La Banque des Territoires s'inscrit comme un partenaire de confiance, à long terme, auprès des établissements hospitaliers pour mener à bien les opérations. Les caractéristiques financières de nos prêts nous permettent de nous adapter au calendrier des travaux, notamment lorsque ceux-ci sont réalisés en site occupé, afin d'assurer la continuité des soins.

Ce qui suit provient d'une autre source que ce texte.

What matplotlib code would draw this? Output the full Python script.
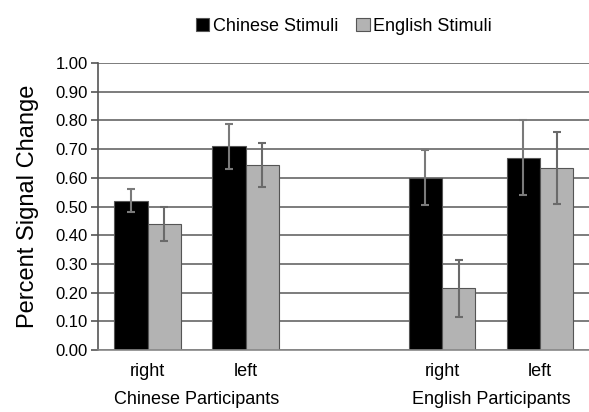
import matplotlib.pyplot as plt
import numpy as np

plt.rcParams["font.family"] = ["Liberation Sans", "DejaVu Sans"]

# data
hemispheres = ["right", "left", "right", "left"]
groups = ["Chinese Participants", "English Participants"]
positions = [0, 1, 3, 4]
chinese_stim = [0.52, 0.71, 0.60, 0.67]
chinese_err = [0.04, 0.078, 0.096, 0.13]
english_stim = [0.44, 0.645, 0.215, 0.635]
english_err = [0.06, 0.075, 0.10, 0.125]
yticks = np.arange(0, 1.01, 0.1)

fig = plt.figure(figsize=(5.89, 4.12), dpi=100)
ax = fig.add_axes([0.166, 0.150, 0.834, 0.697])

x = np.array(positions, dtype=float)
w = 0.34
ax.bar(x - w / 2, chinese_stim, w, color="black", edgecolor="#555555",
       linewidth=0.8, zorder=2, label="Chinese Stimuli")
ax.bar(x + w / 2, english_stim, w, color="#b3b3b3", edgecolor="#555555",
       linewidth=0.8, zorder=2, label="English Stimuli")
ax.errorbar(x - w / 2, chinese_stim, yerr=chinese_err, fmt="none",
            ecolor="#7a7a7a", elinewidth=1.5, capsize=3, capthick=1.5, zorder=3)
ax.errorbar(x + w / 2, english_stim, yerr=english_err, fmt="none",
            ecolor="#6a6a6a", elinewidth=1.5, capsize=3, capthick=1.5, zorder=3)

ax.set_xlim(-0.51, 4.5)
ax.set_ylim(0, 1.0)
ax.set_yticks(yticks)
ax.set_yticklabels(["%.2f" % t for t in yticks])
ax.set_xticks(x)
ax.set_xticklabels(hemispheres)
ax.yaxis.grid(True, color="#666666", linewidth=1.2, zorder=0)
ax.set_axisbelow(True)

for s in ["top", "right"]:
    ax.spines[s].set_visible(False)
ax.spines["left"].set_color("#555555")
ax.spines["left"].set_linewidth(1.2)
ax.spines["bottom"].set_color("#888888")
ax.spines["bottom"].set_linewidth(1.2)

ax.tick_params(axis="y", direction="out", length=5, width=1.2, color="#555555",
               labelsize=12, pad=2)
ax.tick_params(axis="x", length=0, labelsize=13, pad=9)
ax.set_ylabel("Percent Signal Change", fontsize=17, labelpad=12)

# group labels under the hemisphere labels
for i, g in enumerate(groups):
    ax.text((x[2 * i] + x[2 * i + 1]) / 2, -0.170, g, ha="center", va="center",
            fontsize=13, transform=ax.get_xaxis_transform())

fig.legend(loc="center", bbox_to_anchor=(0.584, 0.936), ncol=2, frameon=False,
           fontsize=13, handlelength=0.75, handleheight=0.75, handletextpad=0.2,
           columnspacing=1.0, borderpad=0)

fig.savefig("out.png", dpi=100)
plt.close()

Solène Moitry, Cheffe de projet du secteur public local et projets complexes à la Direction des Prêts de la Banque des Territoires

Pour accompagner les chantiers de rénovation des hôpitaux, la Banque des Territoires met également à disposition des crédits d'ingénierie pour appuyer la structuration des projets et le plan de financement.

 

Sources :

1 Rapport d’information n°137 du Sénat (novembre 2024), chiffres fournis par la Caisse nationale d’assurance maladie (Cnam)
2 Rapport de la Cour des comptes, mai 2024
3 IPSOS - Enquête sur les Français et l’accès aux soins, mars 2024

Solène Moitry

Cheffe de projet du secteur public local et projets complexes à la Direction des Prêts de la Banque des Territoires

Diplômée d'un Master de l'Université Paris Dauphine, Solène Moitry a exercé un peu plus de cinq ans en banque commerciale. En avril 2024, elle a rejoint le groupe Caisse des Dépôts au poste de Cheffe de projet du secteur public local et projets complexes à la Direction des Prêts de la Banque des Territoires.